Snaking along the ridge, a vast ‘plateau’ roughly halfway down is sprawled below us. It’s like a plain I imagine reams of wild animals roaming as they forage on the sparse vegetation.

Skeleton Point is our last stop in the ‘be careful’ range before dropping into the red zone. All you can do is marvel at the ‘mountain ranges’ towering above you in every direction. Natures Colosseum. It also means we’ve descended 640m and traveled 4.8km (3 miles). Next is The Tipoff a further 500m down and the equivalent of climbing down Table Mountain to sea level and already 100m back up.

Only we still have another 330m to reach the river.  

The Colorado river looks deceptively close, the turquoise green line meandering between the V shaped jagged cliffs. An Australian couple are nervously contemplating whether they should turn back. I’m grateful for Jessie’s machine like powers; we’re feeling great after 2 hours 20 minutes – comfortable we’re on track to beat sunset.

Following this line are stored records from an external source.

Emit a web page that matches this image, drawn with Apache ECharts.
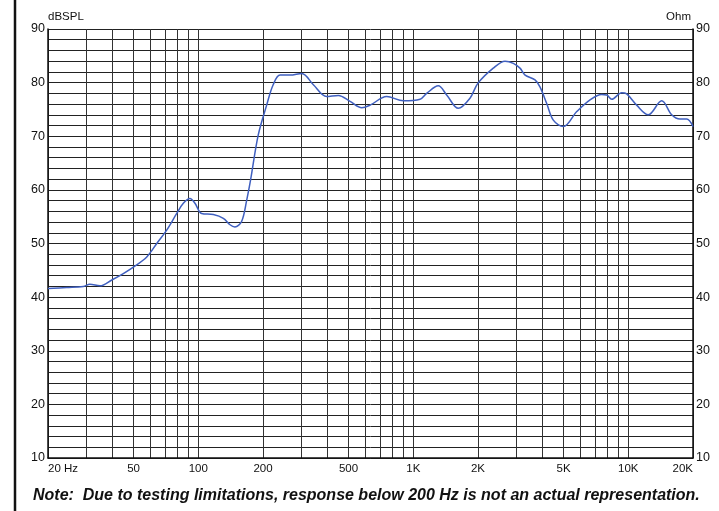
<!DOCTYPE html>
<html>
<head>
<meta charset="utf-8">
<script src="https://cdn.jsdelivr.net/npm/echarts@6/dist/echarts.min.js"></script>
<style>
html,body{margin:0;padding:0;background:#fff;}
#chart{width:719px;height:511px;}
</style>
</head>
<body>
<div id="chart"></div>
<script>
var freqs = [20,24.4,29.2,31.3,34.9,39.6,44.8,49.9,57.6,64.1,71.3,79.4,85.2,91.5,96.5,103.7,117.5,130.8,140.5,148,159,168,175,190,208,223,240,267,303,343,395,448,508,576,630,752,900,1075,1154,1307,1430,1619,1835,2000,2355,2671,2920,3135,3312,3683,3883,4175,4480,4990,5760,6640,7520,7940,8380,9320,9830,10940,12390,14300,15920,17400,18700,20000];
var spl = [41.6,41.8,42.0,42.4,42.1,43.2,44.4,45.6,47.5,50.0,52.5,55.6,57.5,58.4,57.5,55.6,55.4,54.7,53.5,53.1,54.1,58.1,61.8,70.2,75.8,79.6,81.4,81.4,81.7,79.6,77.4,77.6,76.5,75.3,75.8,77.4,76.6,76.9,78.0,79.4,77.7,75.2,77.1,79.9,82.7,84.0,83.6,82.7,81.4,80.5,79.2,76.1,73.0,71.8,74.6,76.8,77.8,77.7,76.9,78.1,77.9,75.8,74.0,76.6,74.0,73.2,73.2,71.8];
var gridFreqs = [20,30,40,50,60,70,80,90,100,200,300,400,500,600,700,800,900,1000,2000,3000,4000,5000,6000,7000,8000,9000,10000,20000];
var labelFreqs = [20,50,100,200,500,1000,2000,5000,10000,20000];
var labelTexts = ['20 Hz','50','100','200','500','1K','2K','5K','10K','20K'];
var yTicks = [10,20,30,40,50,60,70,80,90];

var chart = echarts.init(document.getElementById('chart'));
var pts = freqs.map(function(f,i){return [f, spl[i]];});
var FONT = '"Liberation Sans",Arial,sans-serif';

chart.setOption({
  animation:false,
  grid:{left:48,right:26,top:29,bottom:53,show:false},
  xAxis:{
    type:'log', logBase:10, min:20, max:20000,
    axisLine:{show:true,lineStyle:{color:'#111',width:1.5}},
    axisTick:{show:false, customValues:gridFreqs},
    splitLine:{show:true,lineStyle:{color:'#333',width:1}},
    axisLabel:{
      customValues:labelFreqs,
      color:'#111', fontSize:11.5, fontFamily:FONT, margin:5,
      alignMinLabel:'left', alignMaxLabel:'right',
      formatter:function(v){var i=labelFreqs.indexOf(Math.round(v)); return i>=0?labelTexts[i]:'';}
    }
  },
  yAxis:[{
    type:'value', min:10, max:90, interval:2,
    name:'dBSPL', nameLocation:'end', nameGap:6,
    nameTextStyle:{color:'#111',fontSize:11.5,fontFamily:FONT,align:'left'},
    axisLine:{show:true,lineStyle:{color:'#111',width:1.5}},
    axisTick:{show:false},
    splitLine:{show:true,lineStyle:{color:'#222',width:1}},
    axisLabel:{color:'#111',fontSize:12.5,fontFamily:FONT,margin:3,
      formatter:function(v){return yTicks.indexOf(v)>=0?String(v):'';}}
  },{
    type:'value', min:10, max:90, interval:2, position:'right',
    name:'Ohm', nameLocation:'end', nameGap:6,
    nameTextStyle:{color:'#111',fontSize:11.5,fontFamily:FONT,align:'right',padding:[0,2,0,0]},
    axisLine:{show:true,lineStyle:{color:'#111',width:1.5}},
    axisTick:{show:false},
    splitLine:{show:false},
    axisLabel:{color:'#111',fontSize:12.5,fontFamily:FONT,margin:3,
      formatter:function(v){return yTicks.indexOf(v)>=0?String(v):'';}}
  }],
  series:[{
    type:'line', data:pts, smooth:0.35, showSymbol:false, symbol:'none',
    lineStyle:{color:'#3f5fbf',width:1.5}, z:5
  }],
  graphic:[
    {type:'line',shape:{x1:15,y1:0,x2:15,y2:511},style:{stroke:'#111',lineWidth:2.5},silent:true},
    {type:'text',left:33,top:488,style:{text:'Note:  Due to testing limitations, response below 200 Hz is not an actual representation.',
      font:'italic bold 16px "Liberation Sans",Arial,sans-serif',fill:'#111'},silent:true}
  ]
});
</script>
</body>
</html>
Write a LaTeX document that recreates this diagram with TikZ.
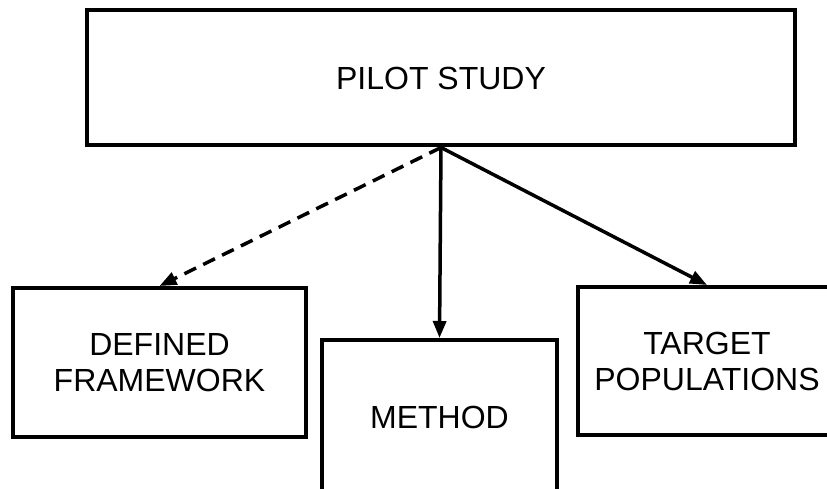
\documentclass[tikz,border=0pt]{standalone}
\usepackage{fontspec}
\setmainfont{Liberation Sans}
\usetikzlibrary{arrows.meta}
\begin{document}
\begin{tikzpicture}[x=1pt,y=-1pt,
  box/.style={draw=black, line width=4pt, inner sep=0pt, align=center,
    font=\fontsize{32}{36}\selectfont},
  link/.style={line width=3.5pt, -{Triangle[length=17pt,width=13pt]}},
  dashlink/.style={link, dash pattern=on 13pt off 8pt}]
  \useasboundingbox (0,0) rectangle (827,489);
  \fill[white] (0,0) rectangle (827,489);
  \clip (0,0) rectangle (827,489);

  % boxes
  \node[box, minimum width=708pt, minimum height=135pt] (pilot) at (441,78) {PILOT STUDY};
  \node[box, minimum width=293pt, minimum height=149pt] (frame) at (159.5,362.5) {DEFINED\\FRAMEWORK};
  \node[box, minimum width=235pt, minimum height=154pt] (method) at (439.5,417) {METHOD};
  \node[box, minimum width=258pt, minimum height=148pt] (target) at (707,361) {TARGET\\POPULATIONS};

  % connectors
  \draw[dashlink] (pilot.south) -- (frame.north);
  \draw[link] (pilot.south) -- (method.north);
  \draw[link] (pilot.south) -- (target.north);
\end{tikzpicture}
\end{document}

Less assured, they ask us our plans. We share Krocky’s advice, but they have no food and no warm clothes. Deciding to go the whole way, we pair up and get to chat them for the next 30 minutes down to the river. Sharing where we’re all from – they congratulate me on our win yesterday which is a nice surprise. I’ve become accustomed to few American’s knowing rugby let alone follow the World Cup. They’re on a epic journey themselves, taking three months off to do a road trip in a camper van up the west coast finishing in Canada.

Being over the river on the Kaibab suspension bridge is mind blowing. If this was Horseshoe bend, the cliffs looming above would be the rim. Now that’s the plateau with another entire ‘mountain’ to climb above that.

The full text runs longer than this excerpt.